SET TASK - Nothing outside the lines from the one containing "What TikZ code" down to the one containing "width=133pt, minimum height=90pt]" belongs in the copy; print that span exactly, both ends included, with pictures removed.
• • •
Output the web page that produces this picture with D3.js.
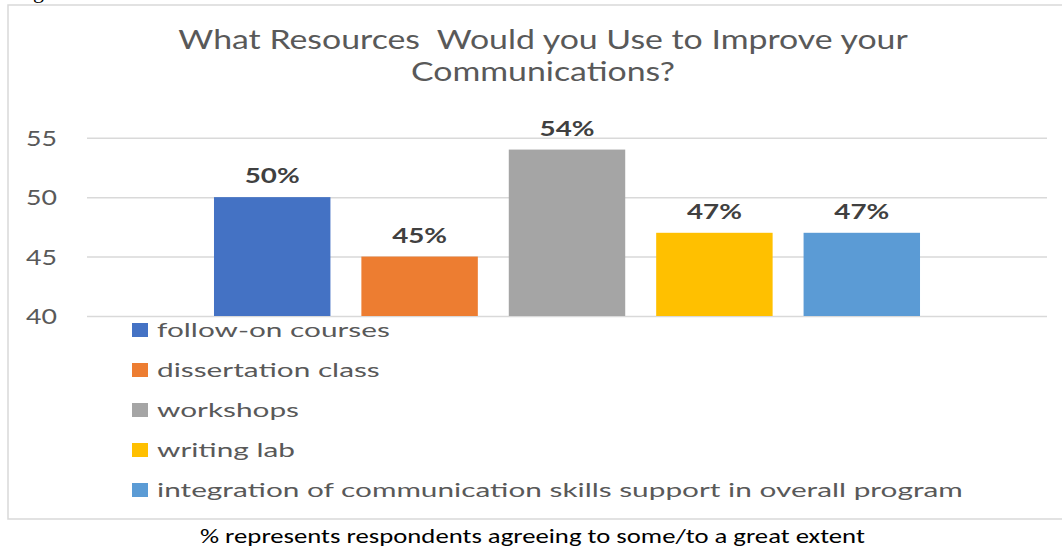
<!DOCTYPE html>
<html>
<head>
<meta charset="utf-8">
<script src="https://cdn.jsdelivr.net/npm/d3@7"></script>
<style>
  html, body { margin: 0; padding: 0; background: #fff; }
  svg { display: block; }
</style>
</head>
<body>
<svg id="chart" width="1062" height="550"></svg>
<script>
// Survey results: share of respondents who would use each resource
const series = [
  "follow-on courses",
  "dissertation class",
  "workshops",
  "writing lab",
  "integration of communication skills support in overall program"
];
const values = [50, 45, 54, 47, 47];
const valueLabels = ["50%", "45%", "54%", "47%", "47%"];
const colors = ["#4472C4", "#ED7D31", "#A5A5A5", "#FFC000", "#5B9BD5"];
const yTicks = [40, 45, 50, 55];
const titleLines = ["What Resources  Would you Use to Improve your", "Communications?"];
const caption = "% represents respondents agreeing to some/to a great extent";

const svg = d3.select("#chart");
const FONT = "Lato, 'Open Sans', sans-serif";
const TEXT_GREY = "#595959";

// Horizontally stretch a text element so its rendered width equals `target`.
function fitWidth(sel, target) {
  sel.each(function () {
    const node = this;
    const w = node.getComputedTextLength();
    const x = +node.getAttribute("x") || 0;
    const y = +node.getAttribute("y") || 0;
    const sx = target / w;
    node.setAttribute("x", 0);
    node.setAttribute("y", 0);
    node.setAttribute("transform", `translate(${x},${y}) scale(${sx},1)`);
  });
  return sel;
}
function stretch(sel, sx) {
  sel.each(function () {
    const x = +this.getAttribute("x") || 0;
    const y = +this.getAttribute("y") || 0;
    this.setAttribute("x", 0);
    this.setAttribute("y", 0);
    this.setAttribute("transform", `translate(${x},${y}) scale(${sx},1)`);
  });
  return sel;
}

// Fragment of the preceding document line
svg.append("text")
  .attr("x", 33).attr("y", -2)
  .attr("font-family", "'Liberation Serif', serif")
  .attr("font-size", 22)
  .attr("fill", "#000")
  .text("g");

// Chart frame
svg.append("rect")
  .attr("x", 8).attr("y", 5)
  .attr("width", 1070).attr("height", 514)
  .attr("fill", "#fff")
  .attr("stroke", "#d9d9d9")
  .attr("stroke-width", 1.5);

// Scales
const plot = { left: 87, right: 1047, top: 137.7, bottom: 316 };
const y = d3.scaleLinear().domain([40, 55]).range([plot.bottom, plot.top]);
const group = d3.scaleBand().domain(["all"]).range([plot.left, plot.right]).paddingOuter(0.1513);
const x = d3.scaleBand().domain(series)
  .range([group("all"), group("all") + group.bandwidth()])
  .paddingInner(0.21).paddingOuter(0.105);

// Gridlines
const yAxis = d3.axisLeft(y).tickValues(yTicks)
  .tickSize(-(plot.right - plot.left)).tickPadding(30).tickFormat(d3.format("d"));
const gy = svg.append("g").attr("transform", `translate(${plot.left},0)`).call(yAxis);
gy.select(".domain").remove();
gy.selectAll(".tick line").attr("stroke", "#d9d9d9").attr("stroke-width", 1.5);
gy.selectAll(".tick text")
  .attr("font-family", FONT).attr("font-size", 21).attr("fill", TEXT_GREY)
  .attr("dy", "0.36em");
// Stretch tick labels to their drawn width
gy.selectAll(".tick text").each(function () {
  const w = this.getComputedTextLength();
  const sx = 31 / w;
  this.setAttribute("transform", `scale(${sx},1)`);
  this.setAttribute("x", -30 / sx);
});

// Bars
svg.append("g").selectAll("rect")
  .data(series)
  .join("rect")
  .attr("x", d => x(d))
  .attr("width", x.bandwidth())
  .attr("y", (d, i) => y(values[i]))
  .attr("height", (d, i) => y(40) - y(values[i]))
  .attr("fill", (d, i) => colors[i]);

// Value labels
const labels = svg.append("g").selectAll("text")
  .data(series)
  .join("text")
  .attr("x", d => x(d) + x.bandwidth() / 2)
  .attr("y", (d, i) => y(values[i]) - 14)
  .attr("text-anchor", "middle")
  .attr("font-family", FONT)
  .attr("font-weight", "bold")
  .attr("font-size", 20)
  .attr("fill", "#404040")
  .text((d, i) => valueLabels[i]);
const labelSx = 55 / labels.nodes()[3].getComputedTextLength();
stretch(labels, labelSx);

// Title
const titleSel = svg.append("g").selectAll("text")
  .data(titleLines)
  .join("text")
  .attr("x", 543)
  .attr("y", (d, i) => 49 + i * 32)
  .attr("text-anchor", "middle")
  .attr("font-family", FONT)
  .attr("font-size", 26)
  .attr("fill", TEXT_GREY)
  .attr("xml:space", "preserve")
  .style("white-space", "pre")
  .text(d => d);
const titleSx = 730 / titleSel.nodes()[0].getComputedTextLength();
stretch(titleSel, titleSx);

// Legend
const legend = svg.append("g");
const rows = legend.selectAll("g")
  .data(series)
  .join("g")
  .attr("transform", (d, i) => `translate(0,${330 + i * 40})`);
rows.append("rect")
  .attr("x", 132).attr("y", -7)
  .attr("width", 16).attr("height", 14)
  .attr("fill", (d, i) => colors[i]);
const legendText = rows.append("text")
  .attr("x", 157).attr("y", 7)
  .attr("font-family", FONT)
  .attr("font-size", 20)
  .attr("fill", TEXT_GREY)
  .text(d => d);
const legendSx = 806 / legendText.nodes()[4].getComputedTextLength();
stretch(legendText, legendSx);

// Caption beneath the chart
const cap = svg.append("text")
  .attr("x", 200).attr("y", 543)
  .attr("font-family", "Carlito, Lato, 'Open Sans', sans-serif")
  .attr("font-size", 21)
  .attr("fill", "#000")
  .text(caption);
fitWidth(cap, 665);
</script>
</body>
</html>
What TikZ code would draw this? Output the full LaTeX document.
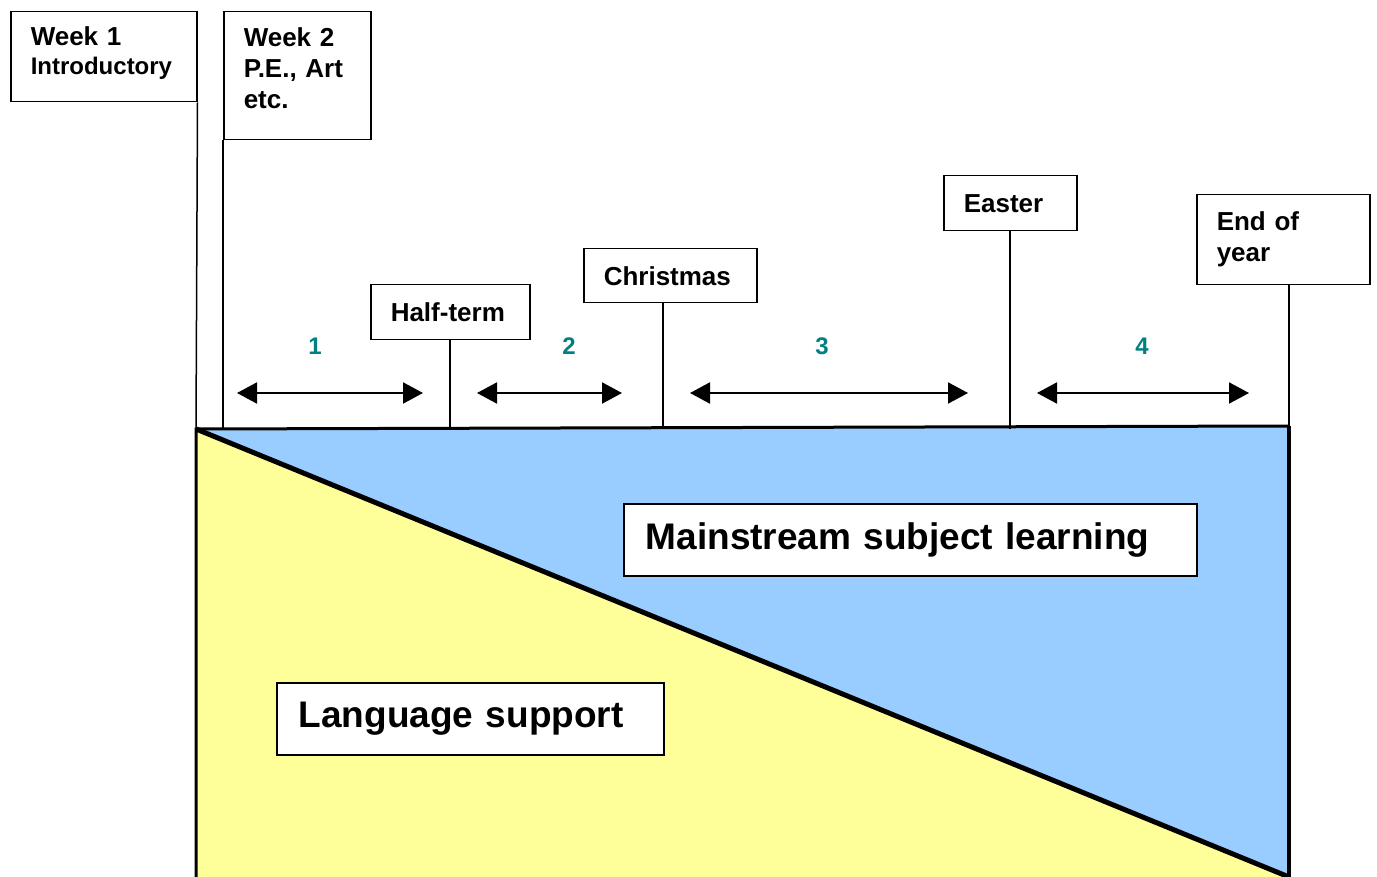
\documentclass[tikz,border=0pt]{standalone}
\usepackage{fontspec}
\setmainfont{Liberation Sans}
\usetikzlibrary{arrows.meta}
\definecolor{mainblue}{HTML}{99CCFF}
\definecolor{langyellow}{HTML}{FFFF99}
\definecolor{numteal}{HTML}{008080}
\tikzset{
  datebox/.style={draw, line width=1.5pt, fill=white, align=left, anchor=north west,
    inner xsep=20pt, inner ysep=0pt, font=\bfseries\fontsize{26}{31}\selectfont},
  bigbox/.style={datebox, inner xsep=22pt, font=\bfseries\fontsize{37}{44}\selectfont},
  period/.style={line width=2pt, {Triangle[length=20pt,width=21pt]}-{Triangle[length=20pt,width=21pt]}},
  num/.style={text=numteal, font=\bfseries\fontsize{24}{29}\selectfont},
  marker/.style={line width=1.5pt},
  edge/.style={line width=4pt}
}

\begin{document}
\begin{tikzpicture}[x=1pt, y=-1pt]
  \useasboundingbox (0,0) rectangle (1377,877);
  \coordinate (tl) at (196,429);
  \coordinate (tr) at (1289,426);
  \coordinate (br) at (1289,877);
  \coordinate (bl) at (196,877);

  % the two areas
  \fill[mainblue] (tl) -- (tr) -- (br) -- cycle;
  \fill[langyellow] (tl) -- (br) -- (bl) -- cycle;
  \draw[edge, line width=3pt] (bl) -- (tl) -- (tr);
  \draw[edge] (tr) -- (br);
  \draw[edge, line width=5pt] (tl) -- (br);

  % dates
  \node[datebox, text width=146pt, minimum height=90pt] (wk1) at (10,11)
    {Week 1\\[-2pt]{\fontsize{24}{29}\selectfont Introductory}\\[-19pt]\mbox{}};
  \node[datebox, text width=107pt, minimum height=128pt] (wk2) at (223,11)
    {Week 2\\P.E., Art\\etc.\\[-16pt]\mbox{}};
  \node[datebox, text width=119pt, minimum height=55pt] (half) at (370,284) {Half-term};
  \node[datebox, text width=133pt, minimum height=54pt] (xmas) at (583,248) {Christmas};
  \node[datebox, text width=93pt, minimum height=55pt] (easter) at (943,175) {Easter};
  \node[datebox, text width=133pt, minimum height=90pt] (eoy) at (1196,194) {End of\\year};

  \coordinate (tHalf) at (450,428);
  \coordinate (tXmas) at (663,428);
  \coordinate (tEaster) at (1010,429);
  \coordinate (tWk2) at (223,429);
  \draw[marker] (wk1.south east) -- (tl);
  \draw[marker] (wk2.south west) -- (tWk2);
  \draw[marker] (half.south -| tHalf) -- (tHalf);
  \draw[marker] (xmas.south -| tXmas) -- (tXmas);
  \draw[marker] (easter.south -| tEaster) -- (tEaster);
  \draw[marker] (eoy.south -| tr) -- (tr);

  % periods
  \foreach \i/\xa/\xb/\xn in {1/237/423/315, 2/477/622/569, 3/690/968/822, 4/1037/1249/1142}{
    \coordinate (p\i l) at (\xa,393);
    \coordinate (p\i r) at (\xb,393);
    \draw[period] (p\i l) -- (p\i r);
    \node[num] (n\i) at (\xn,346) {\i};
  }

  \node[bigbox, text width=529pt, minimum height=72pt] (main) at (623,503)
    {Mainstream subject learning};
  \node[bigbox, text width=343pt, minimum height=72pt] (lang) at (276,682)
    {Language support};
\end{tikzpicture}
\end{document}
• • •
WRITTEN RESPONSE -
What TikZ code would draw this? Output the full LaTeX document.
\documentclass[tikz,border=0pt]{standalone}
\usepackage{fontspec}
\setmainfont{Liberation Sans}
\usetikzlibrary{arrows.meta}
\definecolor{mainblue}{HTML}{99CCFF}
\definecolor{langyellow}{HTML}{FFFF99}
\definecolor{numteal}{HTML}{008080}
\tikzset{
  datebox/.style={draw, line width=1.5pt, fill=white, align=left, anchor=north west,
    inner xsep=20pt, inner ysep=0pt, font=\bfseries\fontsize{26}{31}\selectfont},
  bigbox/.style={datebox, inner xsep=22pt, font=\bfseries\fontsize{37}{44}\selectfont},
  period/.style={line width=2pt, {Triangle[length=20pt,width=21pt]}-{Triangle[length=20pt,width=21pt]}},
  num/.style={text=numteal, font=\bfseries\fontsize{24}{29}\selectfont},
  marker/.style={line width=1.5pt},
  edge/.style={line width=4pt}
}

\begin{document}
\begin{tikzpicture}[x=1pt, y=-1pt]
  \useasboundingbox (0,0) rectangle (1377,877);
  \coordinate (tl) at (196,429);
  \coordinate (tr) at (1289,426);
  \coordinate (br) at (1289,877);
  \coordinate (bl) at (196,877);

  % the two areas
  \fill[mainblue] (tl) -- (tr) -- (br) -- cycle;
  \fill[langyellow] (tl) -- (br) -- (bl) -- cycle;
  \draw[edge, line width=3pt] (bl) -- (tl) -- (tr);
  \draw[edge] (tr) -- (br);
  \draw[edge, line width=5pt] (tl) -- (br);

  % dates
  \node[datebox, text width=146pt, minimum height=90pt] (wk1) at (10,11)
    {Week 1\\[-2pt]{\fontsize{24}{29}\selectfont Introductory}\\[-19pt]\mbox{}};
  \node[datebox, text width=107pt, minimum height=128pt] (wk2) at (223,11)
    {Week 2\\P.E., Art\\etc.\\[-16pt]\mbox{}};
  \node[datebox, text width=119pt, minimum height=55pt] (half) at (370,284) {Half-term};
  \node[datebox, text width=133pt, minimum height=54pt] (xmas) at (583,248) {Christmas};
  \node[datebox, text width=93pt, minimum height=55pt] (easter) at (943,175) {Easter};
  \node[datebox, text width=133pt, minimum height=90pt] (eoy) at (1196,194) {End of\\year};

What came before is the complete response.